## [Problem description]
Pictures excluded, reproduce exactly the lines below from the one with "Emit a Python" through the one with "controls_y = [0.0, 1.3, 4.43]", both included.

## [Exercise inputs]
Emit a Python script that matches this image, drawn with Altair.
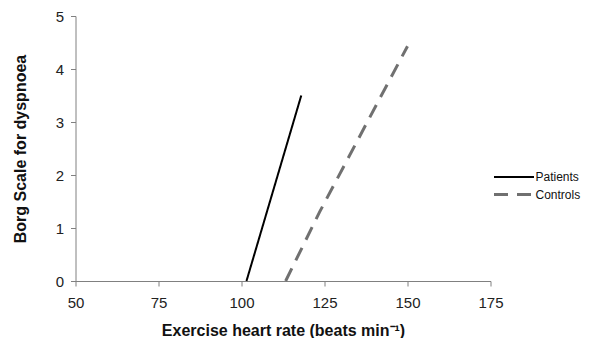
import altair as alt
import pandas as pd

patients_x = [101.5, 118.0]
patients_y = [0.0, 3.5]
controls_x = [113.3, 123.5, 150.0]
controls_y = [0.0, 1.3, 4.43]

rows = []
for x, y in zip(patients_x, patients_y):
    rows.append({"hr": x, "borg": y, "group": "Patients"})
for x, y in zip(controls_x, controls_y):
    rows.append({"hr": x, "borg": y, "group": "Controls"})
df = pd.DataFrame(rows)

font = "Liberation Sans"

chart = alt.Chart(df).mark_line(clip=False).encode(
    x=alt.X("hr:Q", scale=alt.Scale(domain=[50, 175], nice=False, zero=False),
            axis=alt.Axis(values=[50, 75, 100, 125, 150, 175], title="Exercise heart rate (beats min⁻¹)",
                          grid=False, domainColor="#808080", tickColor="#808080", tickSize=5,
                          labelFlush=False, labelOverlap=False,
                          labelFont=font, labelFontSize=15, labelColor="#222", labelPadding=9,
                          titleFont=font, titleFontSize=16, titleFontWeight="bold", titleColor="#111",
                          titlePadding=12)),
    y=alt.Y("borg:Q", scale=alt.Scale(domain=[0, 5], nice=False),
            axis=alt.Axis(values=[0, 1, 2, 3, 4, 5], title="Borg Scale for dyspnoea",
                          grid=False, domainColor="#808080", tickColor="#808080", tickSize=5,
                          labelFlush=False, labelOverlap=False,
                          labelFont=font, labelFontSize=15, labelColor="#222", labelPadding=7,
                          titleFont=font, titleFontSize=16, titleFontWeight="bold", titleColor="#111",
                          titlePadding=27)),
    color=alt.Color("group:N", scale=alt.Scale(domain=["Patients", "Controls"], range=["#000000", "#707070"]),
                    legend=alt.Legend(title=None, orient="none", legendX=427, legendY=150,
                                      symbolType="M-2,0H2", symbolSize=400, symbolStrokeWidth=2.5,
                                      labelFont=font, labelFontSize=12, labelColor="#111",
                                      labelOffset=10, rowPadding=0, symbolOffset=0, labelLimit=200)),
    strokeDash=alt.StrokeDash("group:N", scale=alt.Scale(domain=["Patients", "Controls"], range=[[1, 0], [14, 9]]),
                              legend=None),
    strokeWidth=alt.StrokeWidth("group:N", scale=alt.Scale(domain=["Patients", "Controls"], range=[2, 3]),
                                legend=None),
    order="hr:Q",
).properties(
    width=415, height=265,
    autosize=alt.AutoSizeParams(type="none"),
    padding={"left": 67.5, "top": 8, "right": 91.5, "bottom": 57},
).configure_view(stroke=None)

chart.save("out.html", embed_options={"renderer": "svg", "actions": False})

...

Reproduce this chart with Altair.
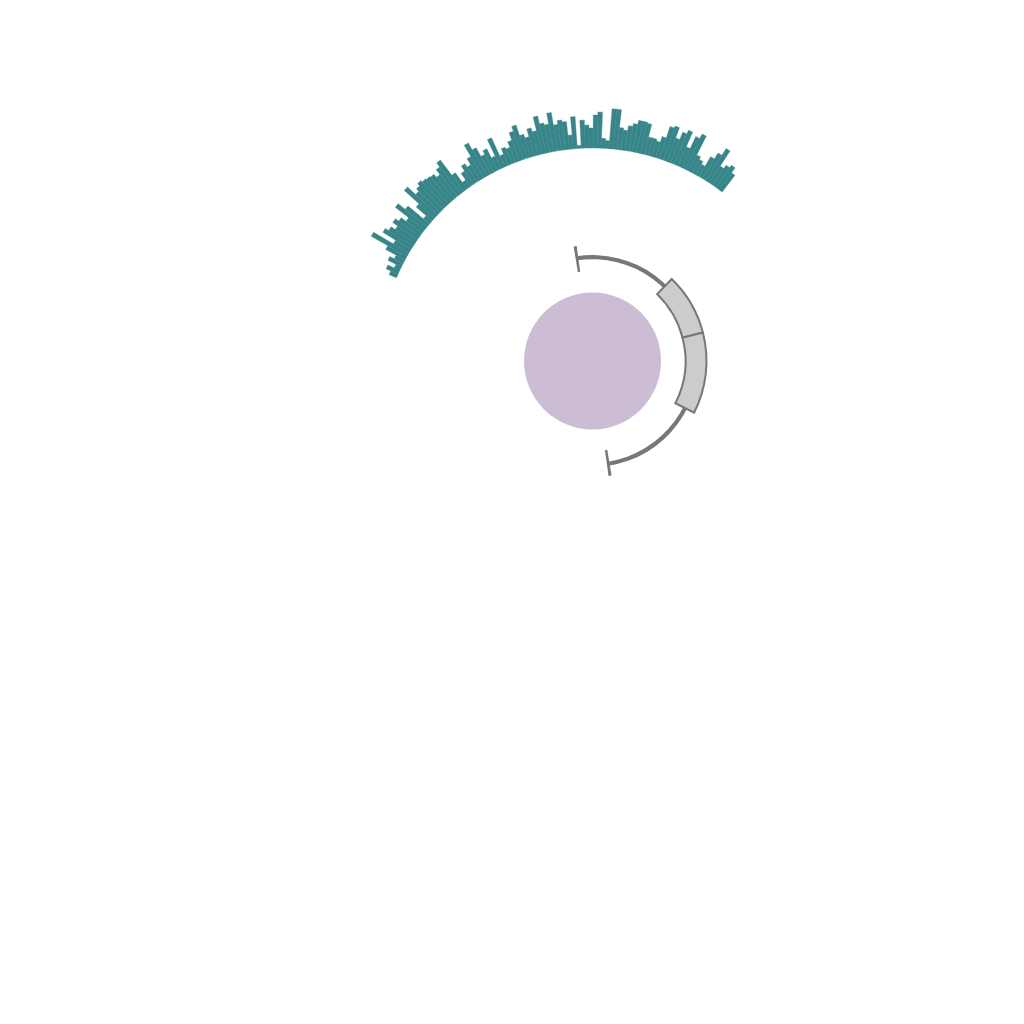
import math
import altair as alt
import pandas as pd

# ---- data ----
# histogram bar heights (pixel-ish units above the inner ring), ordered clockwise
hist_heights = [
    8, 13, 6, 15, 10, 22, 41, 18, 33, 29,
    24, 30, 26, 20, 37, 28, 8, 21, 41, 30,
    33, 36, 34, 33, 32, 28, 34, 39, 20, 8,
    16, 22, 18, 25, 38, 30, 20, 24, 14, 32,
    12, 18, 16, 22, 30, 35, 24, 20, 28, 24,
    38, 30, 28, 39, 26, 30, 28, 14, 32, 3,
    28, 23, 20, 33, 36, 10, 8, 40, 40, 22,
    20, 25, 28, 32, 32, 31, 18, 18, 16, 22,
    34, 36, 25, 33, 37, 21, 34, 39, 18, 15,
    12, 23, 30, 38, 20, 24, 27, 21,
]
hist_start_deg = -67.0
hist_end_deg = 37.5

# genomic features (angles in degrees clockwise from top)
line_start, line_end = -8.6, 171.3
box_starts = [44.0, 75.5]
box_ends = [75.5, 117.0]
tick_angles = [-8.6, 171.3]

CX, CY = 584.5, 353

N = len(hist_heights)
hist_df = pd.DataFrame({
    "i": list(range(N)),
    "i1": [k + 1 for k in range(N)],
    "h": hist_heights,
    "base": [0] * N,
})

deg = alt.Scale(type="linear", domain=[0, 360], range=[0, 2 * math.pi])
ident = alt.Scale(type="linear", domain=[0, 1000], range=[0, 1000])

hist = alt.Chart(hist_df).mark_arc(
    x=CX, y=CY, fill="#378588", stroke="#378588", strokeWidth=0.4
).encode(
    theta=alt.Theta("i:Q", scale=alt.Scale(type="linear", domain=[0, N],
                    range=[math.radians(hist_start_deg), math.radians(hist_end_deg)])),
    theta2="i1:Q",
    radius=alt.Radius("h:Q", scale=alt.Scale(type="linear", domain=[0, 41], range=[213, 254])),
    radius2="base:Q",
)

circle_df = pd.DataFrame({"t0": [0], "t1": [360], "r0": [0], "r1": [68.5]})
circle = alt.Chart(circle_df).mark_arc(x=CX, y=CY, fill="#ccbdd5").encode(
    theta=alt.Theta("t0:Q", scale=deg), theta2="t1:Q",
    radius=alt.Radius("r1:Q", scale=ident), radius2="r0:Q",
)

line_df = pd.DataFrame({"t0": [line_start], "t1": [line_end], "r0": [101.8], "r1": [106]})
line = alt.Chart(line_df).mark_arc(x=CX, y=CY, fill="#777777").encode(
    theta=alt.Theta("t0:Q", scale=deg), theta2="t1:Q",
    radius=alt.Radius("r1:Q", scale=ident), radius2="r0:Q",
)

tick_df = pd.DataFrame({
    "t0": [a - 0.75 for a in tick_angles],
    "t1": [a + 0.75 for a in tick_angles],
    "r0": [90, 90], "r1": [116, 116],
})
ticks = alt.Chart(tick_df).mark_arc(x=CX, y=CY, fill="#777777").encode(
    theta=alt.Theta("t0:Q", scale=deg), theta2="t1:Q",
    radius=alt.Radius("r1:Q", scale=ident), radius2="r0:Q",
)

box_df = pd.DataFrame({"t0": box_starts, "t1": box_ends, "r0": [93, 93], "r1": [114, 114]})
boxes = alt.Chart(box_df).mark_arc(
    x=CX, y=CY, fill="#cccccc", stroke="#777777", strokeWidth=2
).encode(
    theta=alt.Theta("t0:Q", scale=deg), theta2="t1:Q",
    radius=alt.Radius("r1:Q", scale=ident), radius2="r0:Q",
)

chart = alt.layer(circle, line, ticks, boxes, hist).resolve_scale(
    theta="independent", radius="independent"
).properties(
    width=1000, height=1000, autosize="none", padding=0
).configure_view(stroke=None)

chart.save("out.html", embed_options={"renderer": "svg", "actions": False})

## [Output]
Emit a Python script that matches this image, drawn with Altair.
import altair as alt
import pandas as pd

patients_x = [101.5, 118.0]
patients_y = [0.0, 3.5]
controls_x = [113.3, 123.5, 150.0]
controls_y = [0.0, 1.3, 4.43]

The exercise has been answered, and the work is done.